Your goal. Work out how many lines in the data hold the word "matplotlib", and reply with that number only.

* begin Data shown *

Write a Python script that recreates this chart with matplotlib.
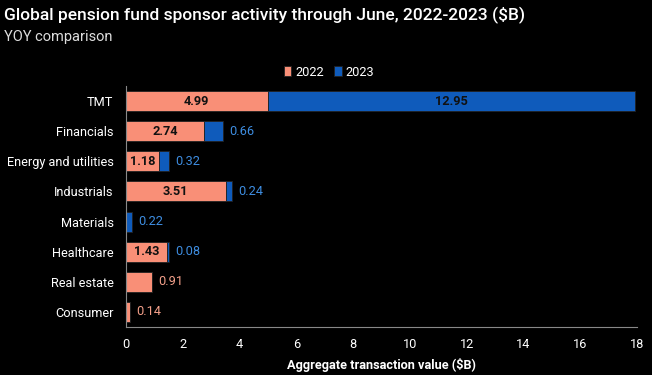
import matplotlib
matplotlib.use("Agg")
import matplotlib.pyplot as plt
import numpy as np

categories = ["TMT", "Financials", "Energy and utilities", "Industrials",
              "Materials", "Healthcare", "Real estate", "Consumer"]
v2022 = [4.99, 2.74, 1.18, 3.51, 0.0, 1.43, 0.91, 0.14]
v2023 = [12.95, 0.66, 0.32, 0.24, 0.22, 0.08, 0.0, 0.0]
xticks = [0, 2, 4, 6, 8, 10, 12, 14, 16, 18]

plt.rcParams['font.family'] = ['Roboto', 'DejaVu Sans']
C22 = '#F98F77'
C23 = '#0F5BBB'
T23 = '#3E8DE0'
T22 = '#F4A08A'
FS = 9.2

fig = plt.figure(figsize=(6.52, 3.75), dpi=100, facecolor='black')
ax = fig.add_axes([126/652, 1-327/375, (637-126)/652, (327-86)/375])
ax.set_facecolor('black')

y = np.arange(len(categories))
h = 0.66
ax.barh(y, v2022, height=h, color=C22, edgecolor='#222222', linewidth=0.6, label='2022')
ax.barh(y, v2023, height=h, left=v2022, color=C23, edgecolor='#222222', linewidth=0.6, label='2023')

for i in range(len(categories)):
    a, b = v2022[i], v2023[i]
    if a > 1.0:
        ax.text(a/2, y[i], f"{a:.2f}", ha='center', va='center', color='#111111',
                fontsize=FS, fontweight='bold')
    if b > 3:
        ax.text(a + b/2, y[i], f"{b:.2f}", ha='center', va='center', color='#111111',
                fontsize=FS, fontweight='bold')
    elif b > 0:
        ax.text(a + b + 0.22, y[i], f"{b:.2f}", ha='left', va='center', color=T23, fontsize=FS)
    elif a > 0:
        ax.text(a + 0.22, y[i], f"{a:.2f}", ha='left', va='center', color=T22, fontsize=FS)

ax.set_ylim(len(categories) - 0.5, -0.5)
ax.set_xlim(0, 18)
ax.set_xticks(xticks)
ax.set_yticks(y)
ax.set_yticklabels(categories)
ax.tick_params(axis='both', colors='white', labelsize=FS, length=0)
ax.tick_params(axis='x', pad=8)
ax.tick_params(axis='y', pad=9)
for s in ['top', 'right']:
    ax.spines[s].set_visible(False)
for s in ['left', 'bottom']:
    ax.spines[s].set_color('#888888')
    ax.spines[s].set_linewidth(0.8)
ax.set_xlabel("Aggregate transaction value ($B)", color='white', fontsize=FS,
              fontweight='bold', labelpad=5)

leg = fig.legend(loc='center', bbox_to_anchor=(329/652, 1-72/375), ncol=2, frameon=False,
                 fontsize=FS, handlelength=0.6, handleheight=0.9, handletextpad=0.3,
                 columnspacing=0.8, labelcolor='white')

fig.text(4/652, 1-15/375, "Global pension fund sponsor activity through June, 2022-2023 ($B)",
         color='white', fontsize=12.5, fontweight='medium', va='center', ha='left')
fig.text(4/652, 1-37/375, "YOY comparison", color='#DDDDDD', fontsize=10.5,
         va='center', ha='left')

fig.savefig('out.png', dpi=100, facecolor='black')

* end Data shown *

Completed task. 4